Thursday, April 01, 2010

Tories Propose Major Government Expansion

Okay, so maybe that's a little unfair. Still, it's an interesting idea being proposed by the Minister of State for Democratic Reform. I criticized the Tories the last time they tried to change the way the house is distributed because they were essentially going to screw Ontario. They have seen the error of their ways with the new bill and Ontario will get a fair shake. However, the bill will see the House of Commons grow substantially with no end in sight. The major change here is switching out the old formula for determining how many seats a province gets with a new set maximum number of 108,000 people per riding. The difference is that by the time the new census is worked through (probably 2013) the house would add 23 seats more than it would have under the current system. The strange thing is that the arbitrary 108,000 number is significantly higher than the roughly 104,000 people per riding in Québec which was the benchmark of the old Tory bill.

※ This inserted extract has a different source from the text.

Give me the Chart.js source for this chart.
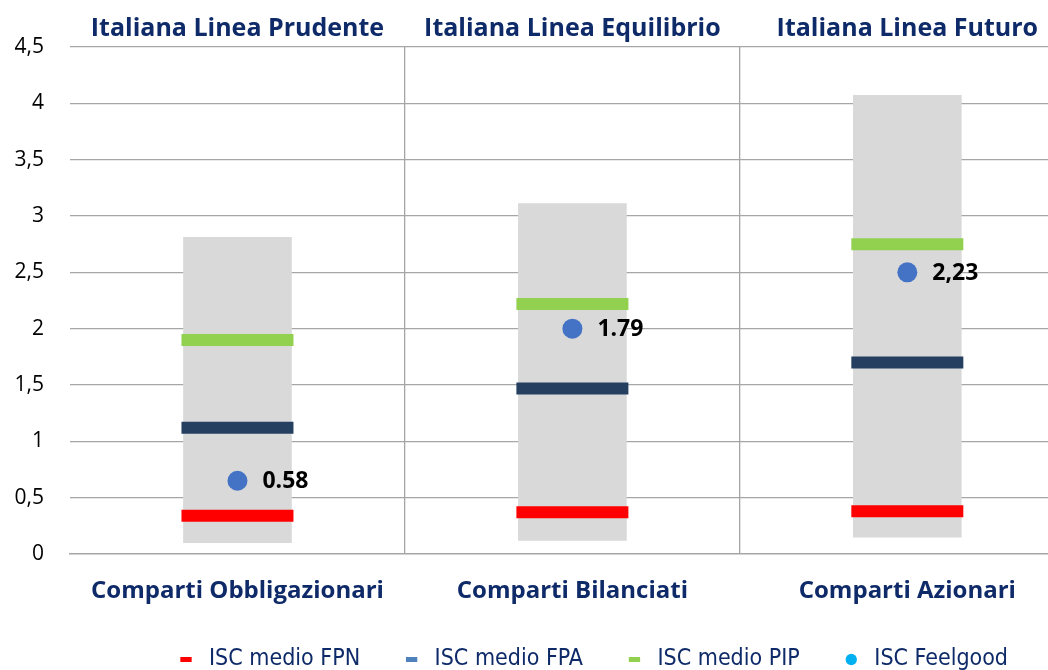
<!DOCTYPE html>
<html>
<head>
<meta charset="utf-8">
<script src="https://cdn.jsdelivr.net/npm/chart.js@4"></script>
<style>
  html, body { margin: 0; padding: 0; background: #fff; overflow: hidden; }
  #wrap { position: relative; width: 1048px; height: 670px; }
</style>
</head>
<body>
<div id="wrap"><canvas id="chart-isc"></canvas></div>
<script>
const categories   = ['Comparti Obbligazionari', 'Comparti Bilanciati', 'Comparti Azionari'];
const lineNames    = ['Italiana Linea Prudente', 'Italiana Linea Equilibrio', 'Italiana Linea Futuro'];
const rangeLow     = [0.10, 0.12, 0.15];
const rangeHigh    = [2.81, 3.11, 4.07];
const iscFPN       = [0.34, 0.37, 0.38];
const iscFPA       = [1.12, 1.47, 1.70];
const iscPIP       = [1.90, 2.22, 2.75];
const iscFeelgood  = [0.65, 2.00, 2.50];
const feelLabels   = ['0.58', '1.79', '2,23'];
const yTicks       = [0, 0.5, 1, 1.5, 2, 2.5, 3, 3.5, 4, 4.5];
const legendNames  = ['ISC medio FPN', 'ISC medio FPA', 'ISC medio PIP', 'ISC Feelgood'];
const legendColors = ['#ff0000', '#4f81bd', '#92d050', '#00b0f0'];

const NAVY = '#0e2a68';
const FONT = "'Open Sans', sans-serif";

const pts = vals => vals.map((v, i) => ({ x: i, y: v }));

const markerSet = (label, vals, color) => ({
  type: 'line',
  label,
  data: pts(vals),
  showLine: false,
  pointStyle: 'line',
  pointRadius: 56,
  pointHoverRadius: 56,
  pointBorderWidth: 12,
  pointHoverBorderWidth: 12,
  pointBorderColor: color,
  pointBackgroundColor: color,
  borderColor: color,
});

// no auto padding for long tick labels, keeps the plot area fixed
const noPadX = s => { s.paddingLeft = 0; s.paddingRight = 0; };

// writes the Feelgood values next to the dots
const dotLabels = {
  id: 'dotLabels',
  afterDatasetsDraw(chart) {
    const meta = chart.getDatasetMeta(0);
    const ctx = chart.ctx;
    ctx.save();
    ctx.font = "bold 23px " + FONT;
    ctx.fillStyle = '#000';
    ctx.textBaseline = 'middle';
    meta.data.forEach((pt, i) => {
      ctx.fillText(feelLabels[i], pt.x + 25, pt.y + 1);
    });
    ctx.restore();
  }
};

const ctx = document.getElementById('chart-isc').getContext('2d');
new Chart(ctx, {
  type: 'bar',
  data: {
    datasets: [
      {
        type: 'line',
        label: 'ISC Feelgood',
        data: pts(iscFeelgood),
        showLine: false,
        pointStyle: 'circle',
        pointRadius: 10,
        pointHoverRadius: 10,
        pointBorderWidth: 0,
        pointBackgroundColor: '#4472c4',
        borderColor: '#4472c4',
      },
      markerSet('ISC medio PIP', iscPIP, '#92d050'),
      markerSet('ISC medio FPA', iscFPA, '#243f60'),
      markerSet('ISC medio FPN', iscFPN, '#ff0000'),
      {
        label: 'range',
        data: rangeLow.map((lo, i) => ({ x: i, y: [lo, rangeHigh[i]] })),
        backgroundColor: '#d9d9d9',
        barThickness: 108,
        order: 10,
      },
    ],
  },
  options: {
    responsive: true,
    maintainAspectRatio: false,
    animation: false,
    layout: { autoPadding: false, padding: { left: 0, right: 0, top: 0, bottom: -11 } },
    plugins: {
      legend: {
        position: 'bottom',
        align: 'end',
        labels: {
          usePointStyle: true,
          boxHeight: 8,
          padding: 40,
          color: NAVY,
          font: { family: "'Liberation Sans Narrow', 'DejaVu Sans Condensed', sans-serif", size: 23 },
          generateLabels: () => legendNames.map((name, i) => ({
            text: name,
            fillStyle: legendColors[i],
            strokeStyle: legendColors[i],
            lineWidth: i === 3 ? 0 : 5,
            pointStyle: i === 3 ? 'circle' : 'line',
            fontColor: NAVY,
            hidden: false,
            datasetIndex: i,
          })),
        },
      },
      tooltip: { enabled: false },
    },
    scales: {
      x: {
        type: 'linear',
        offset: false,
        min: -0.5,
        max: 2.42,
        afterBuildTicks: s => { s.ticks = [0, 0.5, 1, 1.5, 2].map(v => ({ value: v })); },
        afterFit: s => { s.height = 54; noPadX(s); },
        grid: {
          offset: false,
          drawTicks: false,
          color: c => (c.tick && c.tick.value % 1 !== 0) ? '#a6a6a6' : 'rgba(0,0,0,0)',
          lineWidth: 1.3,
        },
        border: { display: true, color: '#a6a6a6', width: 1.5 },
        ticks: {
          autoSkip: false,
          maxRotation: 0,
          minRotation: 0,
          padding: 24,
          color: NAVY,
          font: { family: FONT, size: 24, weight: 'bold', lineHeight: 1.1 },
          callback: v => v % 1 === 0 ? categories[v] : '',
        },
      },
      x2: {
        type: 'linear',
        position: 'top',
        offset: false,
        min: -0.5,
        max: 2.42,
        afterBuildTicks: s => { s.ticks = [0, 1, 2].map(v => ({ value: v })); },
        afterFit: s => { s.height = 47; noPadX(s); },
        grid: { display: false, drawTicks: false, offset: false },
        border: { display: false },
        ticks: {
          autoSkip: false,
          maxRotation: 0,
          minRotation: 0,
          padding: 3,
          color: NAVY,
          font: { family: FONT, size: 25, weight: 'bold' },
          callback: v => lineNames[v],
        },
      },
      y: {
        min: 0,
        max: 4.5,
        afterBuildTicks: s => { s.ticks = yTicks.map(v => ({ value: v })); },
        afterFit: s => { s.width = 70; s.paddingTop = 0; s.paddingBottom = 0; },
        grid: {
          drawTicks: false,
          color: c => c.tick && c.tick.value === 0 ? 'rgba(0,0,0,0)' : '#a6a6a6',
          lineWidth: 1.3,
        },
        border: { display: false },
        ticks: {
          padding: 26,
          color: '#000',
          font: { family: FONT, size: 21 },
          callback: v => String(v).replace('.', ','),
        },
      },
    },
  },
  plugins: [dotLabels],
});
</script>
</body>
</html>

It's still a lot of new seats and it does not bode particularly well for keeping the House in some sort of check going forward. To give you an idea, Ontario has grown at a rate of basically one whole seat per year over the past five years. If current growth rates hold, Québec may be entitled to 76 or 77 seats come the 2021 census. You could theoretically raise the 108,000 ceiling in the future to try to check the growth but that would in essence create the same problem that you had before whereby fast growing provinces are curbed while slower growing provinces hold on to their seats based on the constitutional provision that provinces aren't allowed to lose seats. It would be really nice if we could figure out a way to get rep by pop without having to constantly wedge seats into the House of Commons.

1 comment:

CanadianSense said...

Some of us would prefer a reduction in some cases but our Constitution would be re-opened to to rebalance the Parliament to reflect the 108k per riding number.
Look at the territories and PEI.

It looks like another compromise to reflect the growth in Ontario, BC and Alberta.

Some cities have grown substantially and dividing the riding may be ideal.

Canadian Election Watch has some interesting point on the math.

Will the LPOC side with the Bloc and use this as a wedge issue to score points in Quebec or do the rigt thing.